*REQUIRED WORK:*
Word for word, quote all of the material, omitting the pictures.

- - - -

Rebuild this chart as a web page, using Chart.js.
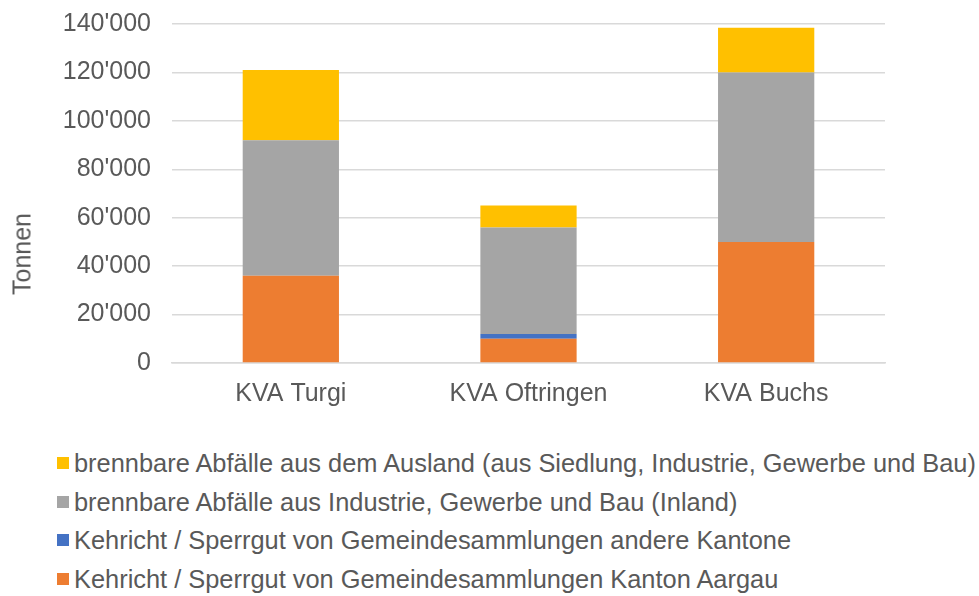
<!DOCTYPE html>
<html>
<head>
<meta charset="utf-8">
<script src="https://cdn.jsdelivr.net/npm/chart.js@4"></script>
<style>
  body { margin: 0; background: #fff; font-family: "Liberation Sans", Arial, sans-serif; overflow: hidden; }
  #wrap { position: relative; width: 979px; height: 596px; overflow: hidden; }
  #box { position: absolute; left: 0; top: -12px; width: 979px; height: 434px; }
  #ytitle { position: absolute; left: 22px; top: 254px; transform: translate(-50%, -50%) rotate(-90deg);
            color: #595959; font-size: 25px; white-space: nowrap; }
  #legend { position: absolute; left: 57px; top: 444px; color: #595959; font-size: 25.4px; }
  #legend div { height: 38.5px; line-height: 38px; white-space: nowrap; display: flex; align-items: center; }
  #legend span.sw { display: inline-block; width: 12px; height: 12px; margin-right: 5px; }
</style>
</head>
<body>
<div id="wrap">
  <div id="box"><canvas id="myChart"></canvas></div>
  <div id="ytitle">Tonnen</div>
  <div id="legend"></div>
</div>
<script>
// categories + series (Tonnen)
const plants = ['KVA Turgi', 'KVA Oftringen', 'KVA Buchs'];
const aargau = [36000, 10000, 50000];
const otherCantons = [0, 2000, 0];
const industryDomestic = [56000, 44000, 70000];
const abroad = [29000, 9000, 18500];

const txt = '#595959';
const grid = '#d9d9d9';
const fontFam = '"Liberation Sans", Arial, sans-serif';

// swiss thousands separator
const fmt = (v) => String(v).replace(/\B(?=(\d{3})+(?!\d))/g, "'");

const chartData = {
  labels: plants,
  datasets: [
    { label: 'Kehricht / Sperrgut von Gemeindesammlungen Kanton Aargau', data: aargau, backgroundColor: '#ED7D31' },
    { label: 'Kehricht / Sperrgut von Gemeindesammlungen andere Kantone', data: otherCantons, backgroundColor: '#4472C4' },
    { label: 'brennbare Abfälle aus Industrie, Gewerbe und Bau (Inland)', data: industryDomestic, backgroundColor: '#A5A5A5' },
    { label: 'brennbare Abfälle aus dem Ausland (aus Siedlung, Industrie, Gewerbe und Bau)', data: abroad, backgroundColor: '#FFC000' },
  ],
};

window.myChart = new Chart(document.getElementById('myChart'), {
  type: 'bar',
  data: chartData,
  options: {
    responsive: true,
    maintainAspectRatio: false,
    animation: false,
    layout: { padding: { left: 8, right: 94, top: 11, bottom: 5 } },
    datasets: { bar: { barPercentage: 0.405, categoryPercentage: 1 } },
    plugins: {
      legend: { display: false },
      tooltip: { enabled: false }
    },
    scales: {
      x: {
        stacked: true,
        grid: { display: false },
        border: { display: true, color: grid, width: 1.5 },
        ticks: { color: txt, font: { family: fontFam, size: 25 }, padding: 8 }
      },
      y: {
        stacked: true,
        min: 0,
        max: 140000,
        afterFit: (s) => { s.width = 164; },
        border: { display: false },
        grid: { color: grid, lineWidth: 1.5, drawTicks: false },
        ticks: { stepSize: 20000, color: txt, font: { family: fontFam, size: 25 }, padding: 21, callback: (v) => fmt(v) }
      }
    }
  }
});

// legend below, reversed like the original
const lg = document.getElementById('legend');
chartData.datasets.slice().reverse().forEach((d) => {
  const row = document.createElement('div');
  row.innerHTML = '<span class="sw" style="background:' + d.backgroundColor + '"></span>' + d.label;
  lg.appendChild(row);
});
</script>
</body>
</html>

- - - -

*EXERCISE ANSWER:*
Rebuild this chart as a web page, using Chart.js.
<!DOCTYPE html>
<html>
<head>
<meta charset="utf-8">
<script src="https://cdn.jsdelivr.net/npm/chart.js@4"></script>
<style>
  body { margin: 0; background: #fff; font-family: "Liberation Sans", Arial, sans-serif; overflow: hidden; }
  #wrap { position: relative; width: 979px; height: 596px; overflow: hidden; }
  #box { position: absolute; left: 0; top: -12px; width: 979px; height: 434px; }
  #ytitle { position: absolute; left: 22px; top: 254px; transform: translate(-50%, -50%) rotate(-90deg);
            color: #595959; font-size: 25px; white-space: nowrap; }
  #legend { position: absolute; left: 57px; top: 444px; color: #595959; font-size: 25.4px; }
  #legend div { height: 38.5px; line-height: 38px; white-space: nowrap; display: flex; align-items: center; }
  #legend span.sw { display: inline-block; width: 12px; height: 12px; margin-right: 5px; }
</style>
</head>
<body>
<div id="wrap">
  <div id="box"><canvas id="myChart"></canvas></div>
  <div id="ytitle">Tonnen</div>
  <div id="legend"></div>
</div>
<script>
// categories + series (Tonnen)
const plants = ['KVA Turgi', 'KVA Oftringen', 'KVA Buchs'];
const aargau = [36000, 10000, 50000];
const otherCantons = [0, 2000, 0];
const industryDomestic = [56000, 44000, 70000];
const abroad = [29000, 9000, 18500];

const txt = '#595959';
const grid = '#d9d9d9';
const fontFam = '"Liberation Sans", Arial, sans-serif';

// swiss thousands separator
const fmt = (v) => String(v).replace(/\B(?=(\d{3})+(?!\d))/g, "'");

const chartData = {
  labels: plants,
  datasets: [
    { label: 'Kehricht / Sperrgut von Gemeindesammlungen Kanton Aargau', data: aargau, backgroundColor: '#ED7D31' },
    { label: 'Kehricht / Sperrgut von Gemeindesammlungen andere Kantone', data: otherCantons, backgroundColor: '#4472C4' },
    { label: 'brennbare Abfälle aus Industrie, Gewerbe und Bau (Inland)', data: industryDomestic, backgroundColor: '#A5A5A5' },
    { label: 'brennbare Abfälle aus dem Ausland (aus Siedlung, Industrie, Gewerbe und Bau)', data: abroad, backgroundColor: '#FFC000' },
  ],
};

window.myChart = new Chart(document.getElementById('myChart'), {
  type: 'bar',
  data: chartData,
  options: {
    responsive: true,
    maintainAspectRatio: false,
    animation: false,
    layout: { padding: { left: 8, right: 94, top: 11, bottom: 5 } },
    datasets: { bar: { barPercentage: 0.405, categoryPercentage: 1 } },
    plugins: {
      legend: { display: false },
      tooltip: { enabled: false }
    },
    scales: {
      x: {
        stacked: true,
        grid: { display: false },
        border: { display: true, color: grid, width: 1.5 },
        ticks: { color: txt, font: { family: fontFam, size: 25 }, padding: 8 }
      },
      y: {
        stacked: true,
        min: 0,
        max: 140000,
        afterFit: (s) => { s.width = 164; },
        border: { display: false },
        grid: { color: grid, lineWidth: 1.5, drawTicks: false },
        ticks: { stepSize: 20000, color: txt, font: { family: fontFam, size: 25 }, padding: 21, callback: (v) => fmt(v) }
      }
    }
  }
});

// legend below, reversed like the original
const lg = document.getElementById('legend');
chartData.datasets.slice().reverse().forEach((d) => {
  const row = document.createElement('div');
  row.innerHTML = '<span class="sw" style="background:' + d.backgroundColor + '"></span>' + d.label;
  lg.appendChild(row);
});
</script>
</body>
</html>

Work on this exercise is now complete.